Umduduzi – Hospice Care for Children
• Tell us about the history of your Organisation
Palliative medicine is a poorly understood concept in South Africa and there is a huge gap in services for children. We established Umduduzi in January 2013 to address this gap – we provide care and support to children with life limiting and life threatening illnesses in the form of pain and symptom control, counselling of the child and family and bereavement support when a child dies. Few health professionals know how to support families facing serious illness. We provide direct services to families but also invest time in training other health professionals to be able to provide this care.
• Which three words best describe your Organisation?
Compassion, Comfort and Care
• If you could change only one thing about your Organisation, what would it be?
It would be wonderful if palliative care services were integrated into all health services both private and state sector. Then we could focus on our jobs and not worry about fundraising to survive as an organisation.
• Describe what a typical work day looks like for you at your Organisation?
We drive a lot! Most of the day is spent consulting with patients and their parents at one or more of eThekwini’s 10 main state hospitals. The children we see may be battling with a range of conditions from cancer, organ failure, prematurity to congenital problems, neurological disorders and infectious illnesses. We help the health professionals and families to make good decisions about treatment options and when treatment is failing, to change focus to comfort care. I also drive between the medical school campuses teaching medical students for 6 hours a week. In between we are fielding calls from across KZN – the different hospitals and hospices seeking advice or a new referral. We also squeeze in home visits to the children that have been discharged. At night we find time to answer the myriad of emails and work on our fundraising so that we can wake up and do it all again tomorrow.
• What is the one thing you wish members of the general public knew about your Organisation?
Palliative care is not the same as terminal care or end of life care. It is about ensuring best possible quality of life during any illness or treatment and all we believe all health professionals should be trained and able to provide it!
• Describe the saddest moment you’ve experienced while at work in your Organisation
There have been so many it is hard to pin it down to one, but I will try.
Jabu* sent me an SMS today. 2 weeks ago she lost her 4 year old son to a debilitating kidney problem; he died very comfortably with dignity at home with the help of Umduduzi. She is missing him dreadfully. But the loss goes beyond this heartache to absolute destitution. You see children with chronic illnesses that require 24/7 care are eligible for a government grant of R1400. But when the child dies the grant goes with them. Jabu had to give up her job to care for her precious son. Now she is stuck, jobless, starving and grieving.
The saddest moments are when we realise the social issues go way beyond our resources and good palliative care is not enough.
• Apart from donating money, how can members of the general public assist your Organisation?

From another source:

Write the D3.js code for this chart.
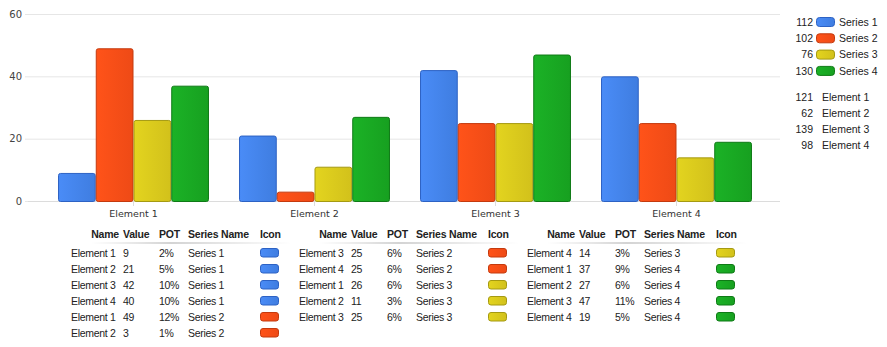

We are planning to open an assessment centre later this year – we will need folk willing to donate their time and possibly expertise in decorating, gardening and volunteers willing to come in and play with the children. We also ask supporters to participate in Crumbs for Comfort – organise and event of your own, such as a dinner or a tea, ask friends to support and donate to attend. Email email@example.com for more information
• Describe the happiest moment you’ve experienced while at work in your Organisation
It has to be seeing a child, fully empowered to live a life full of quality and their parents coping with the enormous stress and anxiety that comes along with having a sick child.
• If you could say only one thing to the Community your Organisation serves, what would that be?
Call us early if you see a need. People are often afraid of contacting us too soon in the course of an illness, as if somehow it means ‘giving’ up. But that’s not what we do. It’s all about quality regardless of the expected outcome. Health professionals will only start to realise this when patients start demanding it!